Constance Cepko is searching for a way to keep retinal cells alive in patients with a genetic disease that kills off cells important to vision. This cross-section of diseased retina tissue shows supportive cells (green), called Müller glia, and macrophages (red) migrating into the retina (all cells in blue) to remove dying rods.
Constance Cepko remembers the day she read that a briard sheep dog had been cured of blindness by gene therapy. The dog, called Lancelot, stopped cowering in corners and acquired the elegant, floating gait of his breed.
It was 2001 and, soon after, Cepko was approached by a family whose son had been born blind. They wanted to fund her research on the retina. “They said, ‘You do basic science; is there anything that someone like you could do to help?’” she recalls. “It becomes more personal when somebody asks you, ‘What can you do to help children like our son?’”
Cepko, an HHMI investigator, had a head start. The boy's disorder lay in a spectrum of diseases marked by progressive loss of vision, and some of these diseases were caused by mutations in genes Cepko had been studying in her Harvard Medical School lab. She decided to focus on retinitis pigmentosa, a progressive disease caused by many mutations affecting at least 36 genes. Her group has now discovered that delivering a single gene called HDAC4 into the retina can save the vision of mice with the disease.
The central portion of the human retina is packed tightly with cells—called cone photoreceptors—which are used for color and high-acuity vision. The periphery of the retina has mostly rod photoreceptors, which are used mainly to sense dim light at night.

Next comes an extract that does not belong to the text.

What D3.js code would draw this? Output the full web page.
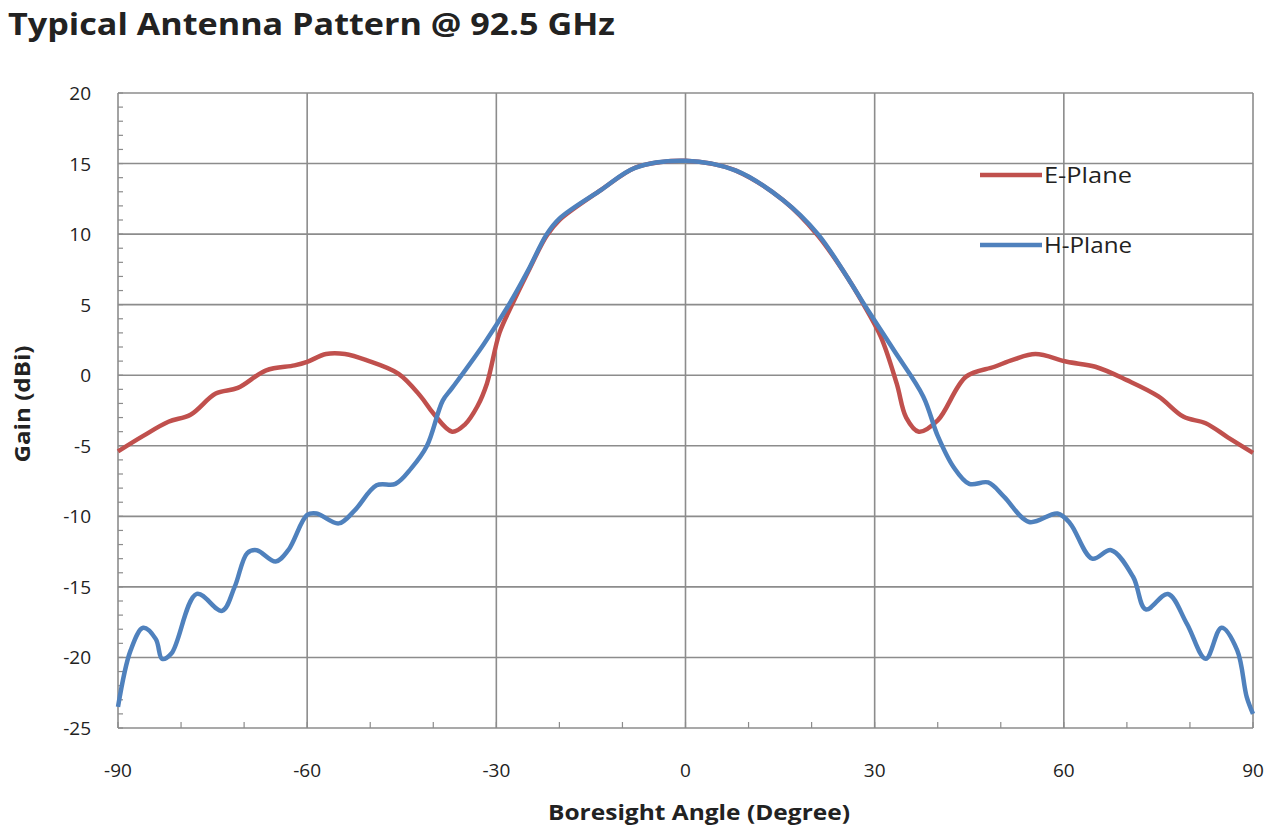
<!DOCTYPE html>
<meta charset="utf-8">
<head>
  <title>Typical Antenna Pattern</title>
</head>
<style>
  body { margin: 0; background: #fff; }
  text { font-family: "Open Sans", "Noto Sans", sans-serif; fill: #222; }
</style>
<body>
  <svg width="1280" height="838"></svg>

  <script src="https://cdnjs.cloudflare.com/ajax/libs/d3/7.8.5/d3.min.js"></script>
  <script>
  // angle (deg) and gain (dBi)
  var eAngle = [-90, -86, -82, -78.5, -74.5, -71, -66.5, -62, -60, -57, -54, -50.5, -45.5, -42, -40, -37, -35, -33, -31.5, -29.5, -27.5, -25, -22, -20, -13.5, -8, -4, 0, 4, 8, 15.5, 21, 26, 28, 31, 33.5, 35, 37, 40, 44.5, 49, 52, 55.5, 60.5, 65, 70, 75, 79, 82.5, 86, 90];
  var eGain  = [-5.4, -4.3, -3.3, -2.8, -1.3, -0.9, 0.35, 0.7, 0.95, 1.5, 1.5, 1.05, 0.1, -1.5, -2.7, -4.0, -3.5, -2.2, -0.6, 3.0, 5.0, 7.3, 9.9, 11.0, 13.1, 14.7, 15.1, 15.2, 15.0, 14.5, 12.4, 9.9, 6.7, 5.2, 2.7, -0.6, -3.0, -4.0, -3.2, -0.1, 0.6, 1.1, 1.5, 0.95, 0.6, -0.35, -1.5, -2.95, -3.4, -4.4, -5.5];

  var hAngle = [-90, -88, -86, -84, -83, -81.5, -77.5, -73.5, -71.5, -69.5, -68, -65, -63, -60, -58.5, -55, -52.5, -49, -46, -43.5, -41, -38.5, -37, -32, -28, -25, -22, -20, -13.5, -8, 0, 8, 15.5, 21, 26, 28.5, 33, 37.7, 40, 42.5, 45, 48, 50.5, 54.5, 59, 61, 64.5, 67.5, 71, 73, 76.5, 79.5, 82.5, 85, 87.5, 89, 90];
  var hGain  = [-23.5, -19.5, -17.9, -18.7, -20.1, -19.7, -15.5, -16.7, -15.0, -12.6, -12.4, -13.2, -12.4, -9.9, -9.8, -10.5, -9.6, -7.8, -7.7, -6.6, -5.0, -1.8, -0.9, 2.2, 5.0, 7.4, 10.0, 11.1, 13.1, 14.7, 15.2, 14.5, 12.4, 10.0, 6.7, 4.9, 1.8, -1.5, -4.3, -6.5, -7.7, -7.6, -8.6, -10.4, -9.8, -10.5, -13.0, -12.4, -14.3, -16.6, -15.5, -17.6, -20.1, -17.9, -19.5, -22.8, -24];

  var seriesNames = ['E-Plane', 'H-Plane'];
  var colors = ['#c0504d', '#4f81bd'];
  var xTicks = [-90, -60, -30, 0, 30, 60, 90];
  var yTicks = [-25, -20, -15, -10, -5, 0, 5, 10, 15, 20];

  var svg = d3.select('svg');
  var pLeft = 118, pRight = 1253, pTop = 93, pBottom = 728;

  var x = d3.scaleLinear().domain([-90, 90]).range([pLeft, pRight]);
  var y = d3.scaleLinear().domain([-25, 20]).range([pBottom, pTop]);

  svg.append('text')
    .attr('x', 8).attr('y', 35)
    .attr('textLength', 607).attr('lengthAdjust', 'spacingAndGlyphs')
    .style('font-size', '31px').style('font-weight', 'bold')
    .text('Typical Antenna Pattern @ 92.5 GHz');

  var g = svg.append('g');

  // grid
  g.selectAll('.hgrid').data(yTicks).enter().append('line')
    .attr('x1', pLeft).attr('x2', pRight)
    .attr('y1', function(d) { return y(d); })
    .attr('y2', function(d) { return y(d); })
    .style('stroke', '#8c8c8c').style('stroke-width', 1.6);
  g.selectAll('.vgrid').data(xTicks).enter().append('line')
    .attr('y1', pTop).attr('y2', pBottom)
    .attr('x1', function(d) { return x(d); })
    .attr('x2', function(d) { return x(d); })
    .style('stroke', '#8c8c8c').style('stroke-width', 1.6);

  // minor ticks
  g.selectAll('.ym').data(d3.range(-25, 21, 1)).enter().append('line')
    .attr('x1', pLeft).attr('x2', pLeft + 5)
    .attr('y1', function(d) { return y(d); })
    .attr('y2', function(d) { return y(d); })
    .style('stroke', '#8c8c8c').style('stroke-width', 1.2);
  g.selectAll('.xm').data(d3.range(-90, 91, 10)).enter().append('line')
    .attr('y1', pBottom).attr('y2', pBottom - 6)
    .attr('x1', function(d) { return x(d); })
    .attr('x2', function(d) { return x(d); })
    .style('stroke', '#8c8c8c').style('stroke-width', 1.2);

  // axis labels
  g.selectAll('.yl').data(yTicks).enter().append('text')
    .attr('x', 91).attr('y', function(d) { return y(d) + 7; })
    .attr('text-anchor', 'end')
    .style('font-size', '19px')
    .text(function(d) { return d; });
  g.selectAll('.xl').data(xTicks).enter().append('text')
    .attr('x', function(d) { return x(d); }).attr('y', 777)
    .attr('text-anchor', 'middle')
    .style('font-size', '19px')
    .text(function(d) { return d; });

  svg.append('text')
    .attr('x', 699).attr('y', 820)
    .attr('text-anchor', 'middle')
    .attr('textLength', 302).attr('lengthAdjust', 'spacingAndGlyphs')
    .style('font-size', '22px').style('font-weight', 'bold')
    .text('Boresight Angle (Degree)');
  svg.append('text')
    .attr('transform', 'translate(30,404) rotate(-90)')
    .attr('text-anchor', 'middle')
    .attr('textLength', 117).attr('lengthAdjust', 'spacingAndGlyphs')
    .style('font-size', '22px').style('font-weight', 'bold')
    .text('Gain (dBi)');

  // curves
  var series = [
    { name: seriesNames[0], pts: eAngle.map(function(a, i) { return [a, eGain[i]]; }) },
    { name: seriesNames[1], pts: hAngle.map(function(a, i) { return [a, hGain[i]]; }) }
  ];
  var line = d3.line()
    .x(function(d) { return x(d[0]); })
    .y(function(d) { return y(d[1]); })
    .curve(d3.curveCatmullRom.alpha(0.5));

  g.selectAll('.series').data(series).enter().append('path')
    .attr('d', function(d) { return line(d.pts); })
    .style('fill', 'none')
    .style('stroke', function(d, i) { return colors[i]; })
    .style('stroke-width', 4.5)
    .style('stroke-linejoin', 'round');

  // legend
  var leg = svg.selectAll('.leg').data(seriesNames).enter().append('g')
    .attr('transform', function(d, i) { return 'translate(980,' + (175 + i * 70) + ')'; });
  leg.append('line')
    .attr('x1', 0).attr('x2', 62)
    .style('stroke', function(d, i) { return colors[i]; })
    .style('stroke-width', 4.5);
  leg.append('text')
    .attr('x', 64).attr('y', 8)
    .attr('textLength', 88).attr('lengthAdjust', 'spacingAndGlyphs')
    .style('font-size', '21px')
    .text(function(d) { return d; });
  </script>
</body>
</html>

In retinitis pigmentosa, the rods die due to genetic defects, causing a loss of night and peripheral vision. Early in the disease, people can still read and recognize faces, but many lose even those abilities as they age because their cones eventually die. In hopes of solving the problem with gene therapy, Cepko wanted to know what was killing the cones.
So Cepko and Claudio Punzo, a postdoctoral fellow in her lab, compared four mouse models of retinitis pigmentosa in which vision loss occurs at different ages, from three weeks to about 18 months. For each mouse strain, Punzo determined when cones began to die, monitored changes in gene expression, and looked for similarities.

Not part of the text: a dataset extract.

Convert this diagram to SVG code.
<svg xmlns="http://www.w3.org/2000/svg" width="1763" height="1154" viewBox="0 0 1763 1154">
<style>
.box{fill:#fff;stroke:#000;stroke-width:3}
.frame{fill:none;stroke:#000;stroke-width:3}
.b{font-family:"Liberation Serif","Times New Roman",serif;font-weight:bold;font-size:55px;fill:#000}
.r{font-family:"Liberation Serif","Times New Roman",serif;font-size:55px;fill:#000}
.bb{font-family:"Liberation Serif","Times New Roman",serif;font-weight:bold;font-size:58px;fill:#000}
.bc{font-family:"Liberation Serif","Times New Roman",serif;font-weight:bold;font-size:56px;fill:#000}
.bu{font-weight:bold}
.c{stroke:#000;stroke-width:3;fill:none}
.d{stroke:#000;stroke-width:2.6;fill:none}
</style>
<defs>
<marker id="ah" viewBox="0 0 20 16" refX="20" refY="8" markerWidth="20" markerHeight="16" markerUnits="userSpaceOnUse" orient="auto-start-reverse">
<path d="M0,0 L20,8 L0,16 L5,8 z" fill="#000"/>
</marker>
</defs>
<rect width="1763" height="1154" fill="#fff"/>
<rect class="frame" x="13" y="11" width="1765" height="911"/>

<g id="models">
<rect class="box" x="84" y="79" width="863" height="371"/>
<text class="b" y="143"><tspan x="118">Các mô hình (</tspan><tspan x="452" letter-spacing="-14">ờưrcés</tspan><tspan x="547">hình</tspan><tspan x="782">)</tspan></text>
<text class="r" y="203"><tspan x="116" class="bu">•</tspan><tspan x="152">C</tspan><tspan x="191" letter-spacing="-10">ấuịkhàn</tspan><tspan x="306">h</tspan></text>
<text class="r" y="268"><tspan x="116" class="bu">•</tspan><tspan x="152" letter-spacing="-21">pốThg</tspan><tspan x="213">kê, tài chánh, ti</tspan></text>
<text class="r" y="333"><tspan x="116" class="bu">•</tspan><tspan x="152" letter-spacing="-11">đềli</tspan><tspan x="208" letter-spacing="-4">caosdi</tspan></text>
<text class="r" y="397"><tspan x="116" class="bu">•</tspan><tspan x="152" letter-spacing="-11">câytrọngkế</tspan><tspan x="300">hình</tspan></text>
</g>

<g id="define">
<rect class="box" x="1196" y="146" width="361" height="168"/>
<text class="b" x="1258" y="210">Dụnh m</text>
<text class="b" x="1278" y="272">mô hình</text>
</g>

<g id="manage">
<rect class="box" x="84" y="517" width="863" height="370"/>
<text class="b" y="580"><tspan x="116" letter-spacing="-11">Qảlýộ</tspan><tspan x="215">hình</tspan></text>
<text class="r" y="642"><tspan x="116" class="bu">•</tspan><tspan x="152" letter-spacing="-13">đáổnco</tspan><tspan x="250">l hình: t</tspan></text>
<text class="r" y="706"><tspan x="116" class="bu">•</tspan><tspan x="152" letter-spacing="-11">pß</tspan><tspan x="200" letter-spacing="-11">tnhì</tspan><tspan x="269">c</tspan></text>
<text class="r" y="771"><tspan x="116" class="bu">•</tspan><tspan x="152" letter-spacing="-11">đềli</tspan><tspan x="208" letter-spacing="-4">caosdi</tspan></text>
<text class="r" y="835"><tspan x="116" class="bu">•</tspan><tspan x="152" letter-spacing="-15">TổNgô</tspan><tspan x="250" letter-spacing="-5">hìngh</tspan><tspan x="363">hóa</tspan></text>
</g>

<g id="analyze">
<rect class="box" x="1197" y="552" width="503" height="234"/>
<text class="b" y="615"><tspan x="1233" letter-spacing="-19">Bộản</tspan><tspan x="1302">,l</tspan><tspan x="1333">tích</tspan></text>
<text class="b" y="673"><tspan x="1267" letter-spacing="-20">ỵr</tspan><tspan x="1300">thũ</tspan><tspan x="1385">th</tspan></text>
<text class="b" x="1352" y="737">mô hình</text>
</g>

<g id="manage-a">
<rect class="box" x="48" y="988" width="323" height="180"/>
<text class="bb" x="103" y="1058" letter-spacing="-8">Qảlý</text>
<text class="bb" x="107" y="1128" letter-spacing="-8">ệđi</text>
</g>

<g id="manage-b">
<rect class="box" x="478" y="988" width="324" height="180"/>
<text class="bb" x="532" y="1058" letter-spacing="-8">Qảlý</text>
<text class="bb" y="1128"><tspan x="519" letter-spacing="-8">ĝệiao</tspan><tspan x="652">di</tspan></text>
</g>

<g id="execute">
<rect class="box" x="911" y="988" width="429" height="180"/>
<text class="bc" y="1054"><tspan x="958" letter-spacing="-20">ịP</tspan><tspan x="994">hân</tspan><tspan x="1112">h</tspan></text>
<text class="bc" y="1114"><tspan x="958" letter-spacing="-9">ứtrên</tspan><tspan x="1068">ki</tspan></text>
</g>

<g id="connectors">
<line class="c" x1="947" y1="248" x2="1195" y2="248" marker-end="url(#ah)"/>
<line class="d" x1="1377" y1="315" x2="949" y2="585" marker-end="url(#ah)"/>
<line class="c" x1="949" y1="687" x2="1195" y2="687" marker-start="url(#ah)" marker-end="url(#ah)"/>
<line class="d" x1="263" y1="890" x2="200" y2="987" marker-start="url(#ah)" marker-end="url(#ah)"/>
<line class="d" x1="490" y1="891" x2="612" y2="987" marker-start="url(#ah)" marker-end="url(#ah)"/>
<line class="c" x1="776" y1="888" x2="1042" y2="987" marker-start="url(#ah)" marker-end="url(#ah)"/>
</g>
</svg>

In all four models, as the cones began to die Punzo noted changes in a regulatory switch that senses the availability of nutrients. If nutrient levels drop very low, the switch tells the cell to start digesting itself—a little like burning banisters to heat a house.
The layers of rods and cones normally stay in intimate contact with each other. When the rods die, the cones may lose the connections through which they get food, Punzo and Cepko hypothesize. Or the cones may feel extra pressure from neighboring layers of cells and expend energy to maintain their structures. “Imagine 29 friends standing around you, holding up a circus tent, and next thing you know they're all gone and you're holding up the tent by yourself,” Cepko says. The scientists published their findings in the January 2009 issue of Nature Neuroscience.